Task instructions> Pull out every line below holding the word "matplotlib".

-- start Recorded information --

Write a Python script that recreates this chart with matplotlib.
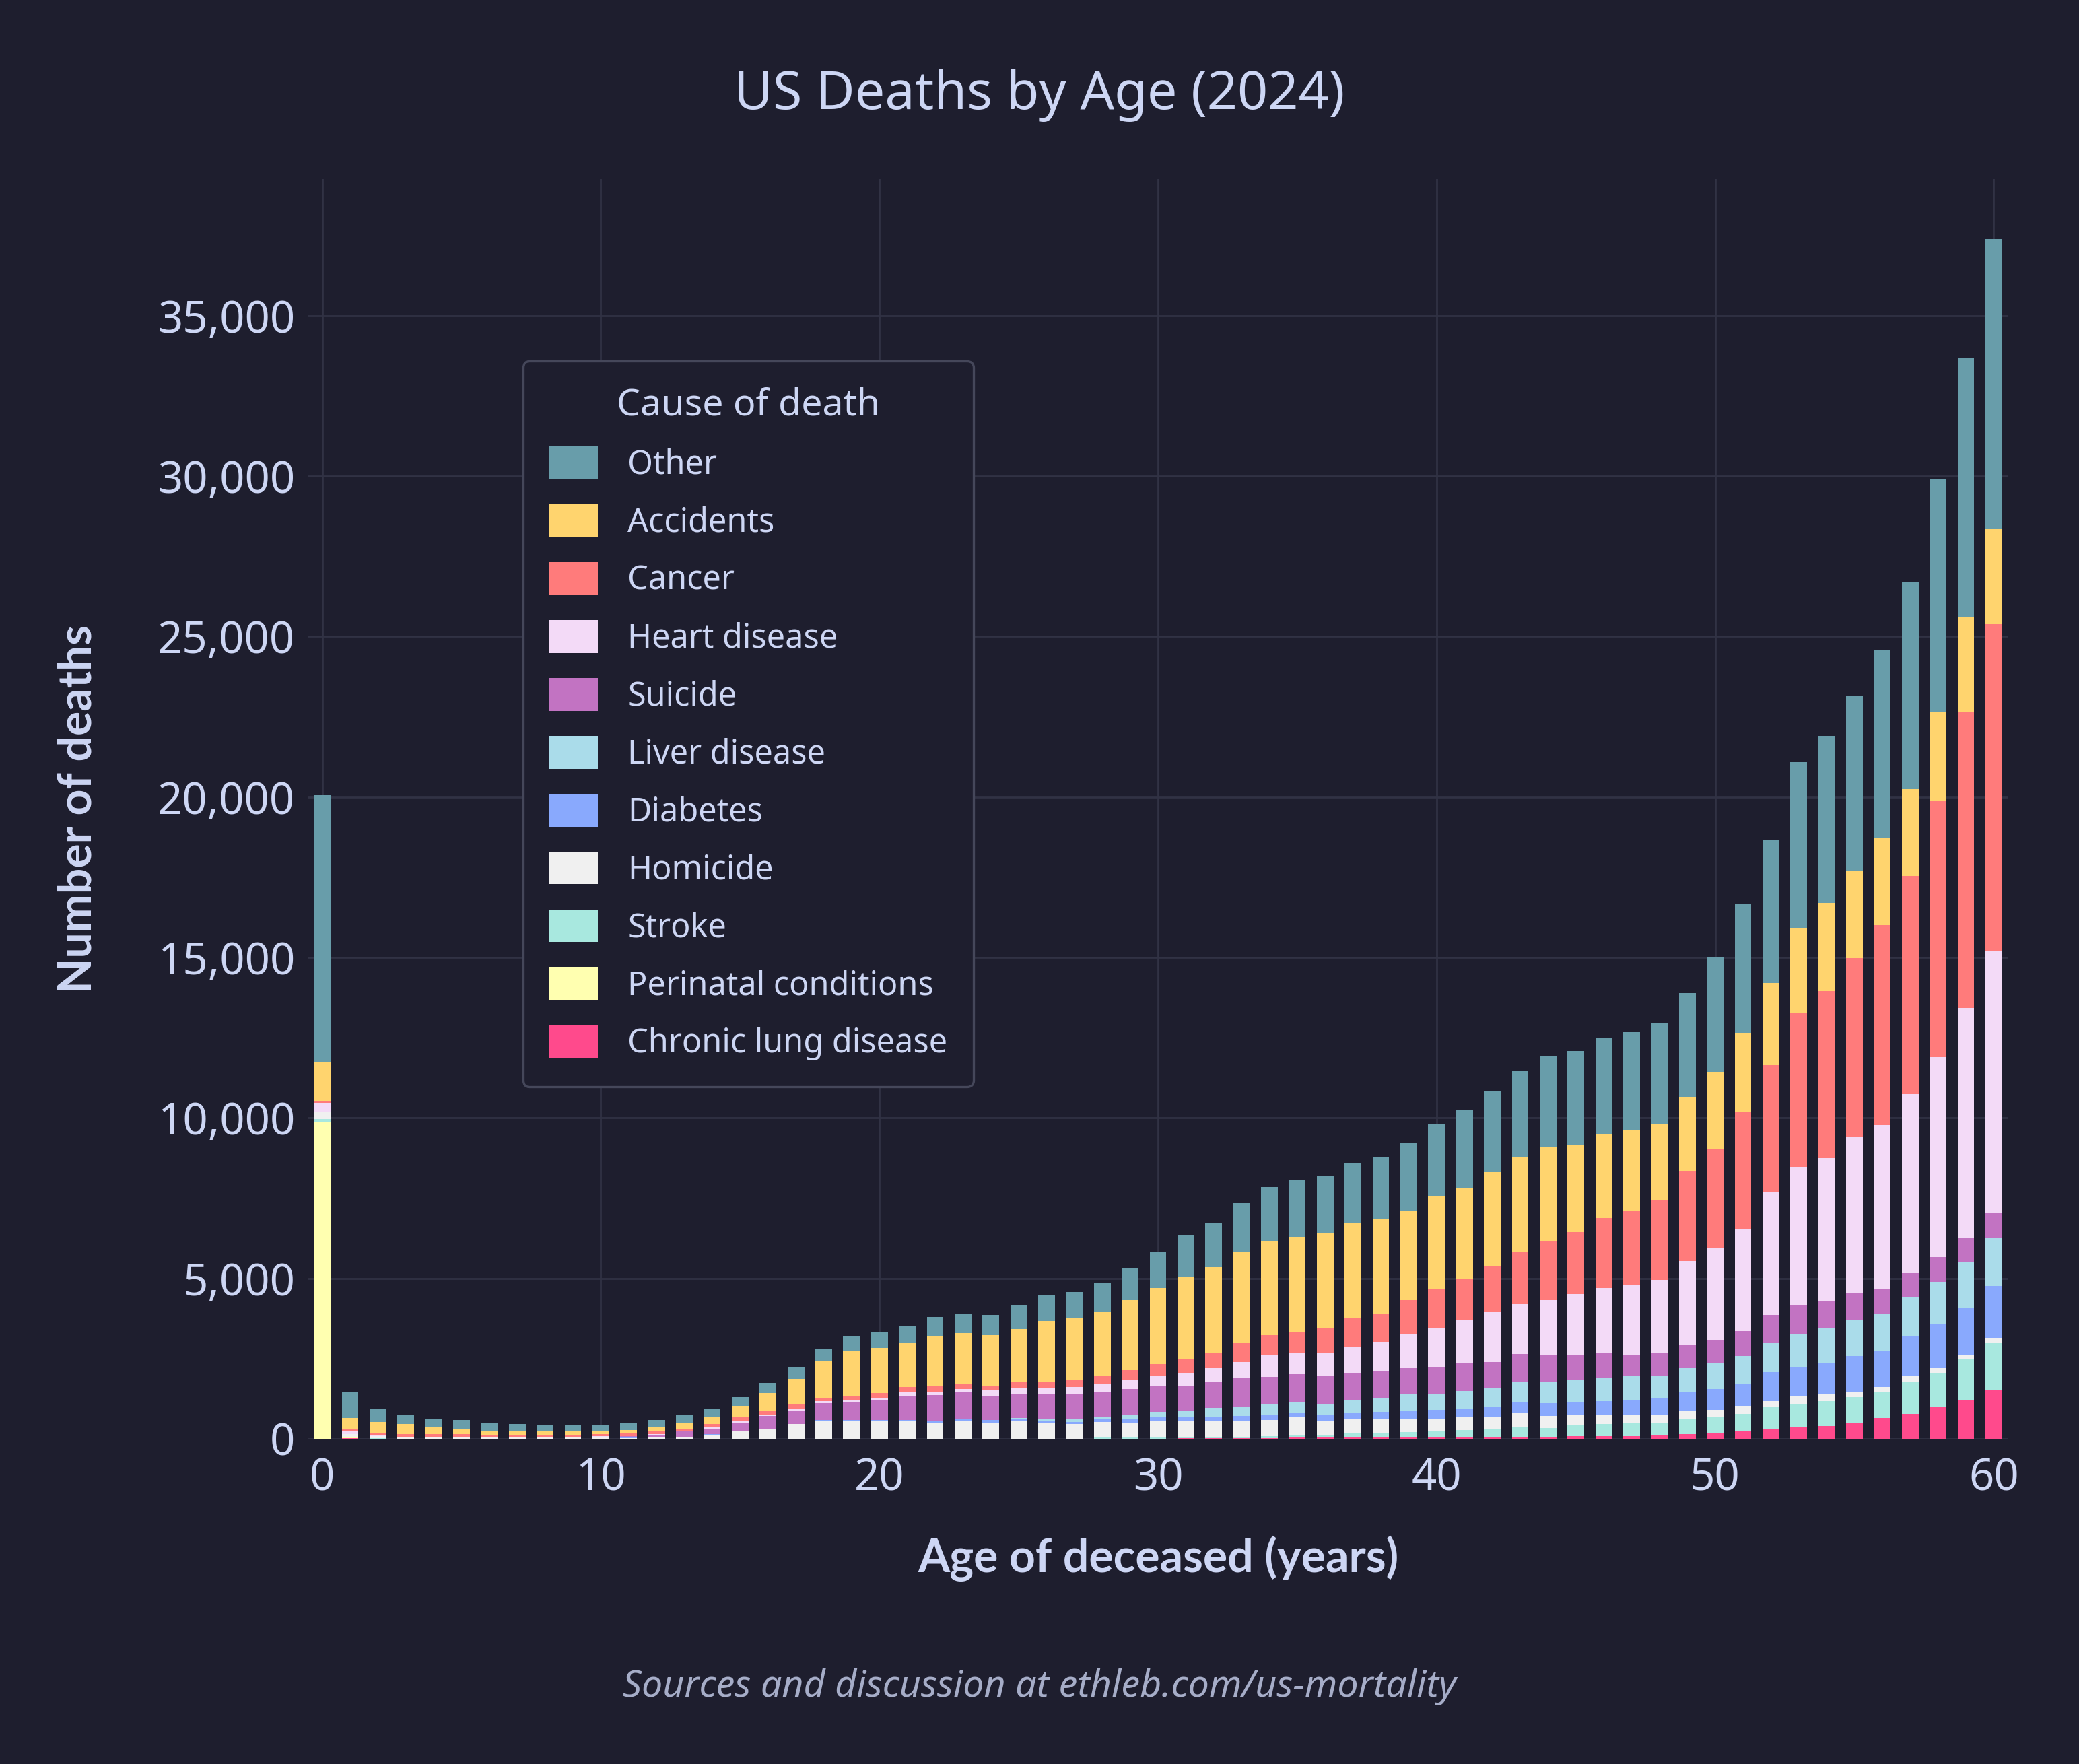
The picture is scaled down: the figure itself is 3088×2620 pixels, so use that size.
#!/usr/bin/env python3
import numpy as np
import matplotlib
matplotlib.use("Agg")
import matplotlib.pyplot as plt
import matplotlib.ticker as mtick

ages = list(range(61))

# deaths per single year of age
chronic_lung = [0, 10, 0, 0, 0, 0, 0, 0, 0, 0,
                0, 0, 0, 0, 0, 0, 0, 0, 0, 0,
                0, 0, 0, 0, 0, 0, 0, 0, 0, 0,
                0, 20, 20, 20, 20, 30, 30, 30, 40, 40,
                40, 40, 60, 60, 60, 90, 80, 80, 100, 150,
                180, 250, 300, 380, 400, 500, 650, 780, 980, 1200,
                1500]
perinatal = [9880, 20] + [0] * 59
stroke = [80, 20, 10, 0, 0, 0, 0, 0, 0, 0,
          0, 0, 0, 0, 0, 0, 0, 0, 0, 0,
          0, 0, 0, 0, 0, 0, 0, 0, 60, 40,
          40, 50, 50, 50, 70, 100, 100, 130, 130, 170,
          190, 230, 260, 300, 280, 340, 370, 400, 400, 450,
          520, 530, 680, 700, 780, 800, 800, 1000, 1050, 1280,
          1480]
homicide = [230, 100, 70, 40, 50, 30, 30, 30, 30, 30,
            30, 20, 40, 60, 120, 220, 320, 460, 560, 540,
            560, 540, 510, 560, 510, 540, 500, 460, 470, 470,
            500, 500, 500, 500, 500, 530, 410, 460, 450, 410,
            390, 390, 340, 430, 380, 310, 300, 250, 230, 250,
            200, 220, 200, 250, 200, 170, 170, 170, 180, 150,
            150]
diabetes = [0, 0, 0, 10, 0, 0, 0, 0, 0, 0,
            0, 20, 0, 0, 20, 0, 0, 0, 20, 40,
            20, 40, 40, 40, 80, 60, 60, 70, 70, 110,
            120, 100, 130, 150, 170, 140, 200, 180, 210, 230,
            270, 270, 330, 330, 380, 420, 430, 470, 520, 600,
            650, 700, 900, 900, 980, 1100, 1130, 1250, 1350, 1460,
            1630]
liver = [0, 0, 0, 0, 0, 0, 0, 0, 0, 0,
         0, 0, 0, 0, 0, 0, 0, 0, 10, 0,
         0, 0, 0, 0, 0, 40, 40, 70, 80, 120,
         170, 190, 270, 270, 310, 330, 330, 400, 430, 530,
         500, 560, 590, 640, 660, 670, 700, 750, 700, 760,
         810, 880, 900, 1050, 1100, 1130, 1150, 1230, 1330, 1420,
         1480]
suicide = [0, 0, 0, 0, 0, 0, 0, 0, 0, 0,
           40, 40, 90, 160, 180, 290, 390, 400, 520, 540,
           610, 770, 810, 840, 760, 740, 780, 780, 760, 800,
           820, 780, 820, 890, 860, 890, 890, 850, 860, 830,
           860, 860, 800, 880, 830, 780, 780, 680, 710, 720,
           720, 780, 880, 880, 830, 850, 780, 750, 780, 750,
           800]
heart = [270, 70, 30, 10, 10, 0, 0, 10, 10, 10,
         10, 10, 10, 20, 30, 50, 30, 60, 70, 90,
         80, 110, 110, 110, 150, 190, 190, 230, 260, 290,
         330, 400, 420, 510, 680, 670, 730, 820, 890, 1070,
         1220, 1330, 1570, 1560, 1740, 1890, 2030, 2180, 2280, 2610,
         2880, 3160, 3810, 4310, 4460, 4840, 5090, 5560, 6220, 7170,
         8170]
cancer = [50, 70, 60, 80, 80, 110, 80, 80, 80, 80,
          70, 70, 100, 80, 100, 120, 120, 150, 100, 120,
          150, 150, 170, 170, 150, 180, 220, 220, 270, 300,
          340, 440, 450, 590, 610, 650, 760, 900, 860, 1050,
          1210, 1280, 1450, 1620, 1830, 1930, 2180, 2310, 2480, 2810,
          3090, 3680, 3980, 4810, 5210, 5590, 6240, 6800, 8000, 9200,
          10180]
accidents = [1230, 350, 350, 320, 230, 180, 130, 120, 100, 100,
             100, 120, 130, 190, 250, 340, 560, 800, 1140, 1390,
             1400, 1390, 1540, 1580, 1570, 1660, 1880, 1940, 1970, 2180,
             2370, 2580, 2680, 2840, 2950, 2960, 2940, 2950, 2960, 2790,
             2880, 2850, 2920, 2960, 2940, 2720, 2630, 2500, 2380, 2280,
             2380, 2460, 2560, 2630, 2730, 2700, 2730, 2700, 2780, 2960,
             2980]
other = [8320, 800, 420, 290, 230, 260, 230, 220, 210, 210,
         190, 220, 210, 240, 230, 280, 320, 380, 360, 460,
         490, 520, 610, 610, 630, 740, 810, 800, 930, 990,
         1140, 1280, 1380, 1520, 1680, 1750, 1800, 1850, 1950, 2120,
         2230, 2420, 2500, 2670, 2810, 2930, 3010, 3060, 3160, 3250,
         3580, 4010, 4440, 5170, 5210, 5490, 5840, 6440, 7240, 8090,
         9020]

# bottom of the stack first
causes = ["Chronic lung disease", "Perinatal conditions", "Stroke", "Homicide",
          "Diabetes", "Liver disease", "Suicide", "Heart disease", "Cancer",
          "Accidents", "Other"]
series = [chronic_lung, perinatal, stroke, homicide, diabetes, liver,
          suicide, heart, cancer, accidents, other]
colors = ["#ff4a8c", "#ffffb0", "#a8e8df", "#f0f0f0", "#89a9fd", "#aadcea",
          "#c273c2", "#f3daf7", "#ff7b7b", "#ffd46e", "#689daa"]

BG = "#1e1e2e"
TEXT = "#cdd6f4"
GRID = "#313244"
BOLD_FONT = ['Lato', 'DejaVu Sans']


def main():
    plt.rcParams['font.family'] = ['Noto Sans', 'DejaVu Sans']
    fig = plt.figure(figsize=(15.44, 13.1), dpi=200, facecolor=BG)
    ax = fig.add_axes([0.1483, 0.1844, 0.8174, 0.7141], facecolor=BG)

    bottom = np.zeros(len(ages))
    handles = []
    for name, vals, col in zip(causes, series, colors):
        vals = np.array(vals, dtype=float)
        h = ax.bar(ages, vals, width=0.6, bottom=bottom, color=col,
                   label=name, zorder=2, linewidth=0)
        handles.append(h)
        bottom += vals

    ax.set_xlim(-0.5, 60.5)
    ax.set_ylim(0, bottom.max() * 1.05)
    ax.set_xticks(range(0, 61, 10))
    ax.set_yticks(range(0, 35001, 5000))
    ax.yaxis.set_major_formatter(mtick.StrMethodFormatter("{x:,.0f}"))
    ax.grid(True, color=GRID, linewidth=1.0, zorder=0)
    ax.set_axisbelow(True)
    for s in ax.spines.values():
        s.set_visible(False)
    ax.tick_params(axis='both', length=0, labelsize=23.5, labelcolor=TEXT)
    ax.tick_params(axis='x', pad=9.5)
    ax.tick_params(axis='y', pad=7)

    ax.set_xlabel("Age of deceased (years)", fontsize=24.5, fontweight='bold',
                  family=BOLD_FONT, color=TEXT, va='baseline')
    ax.xaxis.set_label_coords(0.5, -0.1058)
    ax.set_ylabel("Number of deaths", fontsize=24.5, fontweight='bold',
                  family=BOLD_FONT, color=TEXT, va='center')
    ax.yaxis.set_label_coords(-0.1355, 0.5)

    leg = ax.legend(handles[::-1], causes[::-1], title="Cause of death",
                    loc='upper left', bbox_to_anchor=(0.1166, 0.8686),
                    fontsize=17.5, title_fontsize=20, frameon=True,
                    fancybox=True, facecolor=BG, edgecolor="#45475a",
                    framealpha=1.0, borderpad=0.8, labelspacing=0.68,
                    handlelength=1.5, handleheight=1.17, handletextpad=0.9)
    leg.get_frame().set_linewidth(1.2)
    for t in leg.get_texts():
        t.set_color(TEXT)
    leg.get_title().set_color(TEXT)

    fig.text(0.5, 0.938, "US Deaths by Age (2024)", ha='center', va='baseline',
             fontsize=28.5, color=TEXT)
    fig.text(0.5, 0.038, "Sources and discussion at ethleb.com/us-mortality",
             ha='center', va='baseline', fontsize=20, style='italic',
             color="#a6adc8")

    fig.savefig("out.png", dpi=200, facecolor=BG)


if __name__ == '__main__':
    main()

-- end Recorded information --

Answer for the task>
Write a Python script that recreates this chart with matplotlib.
import matplotlib
matplotlib.use("Agg")
import matplotlib.pyplot as plt
import matplotlib.ticker as mtick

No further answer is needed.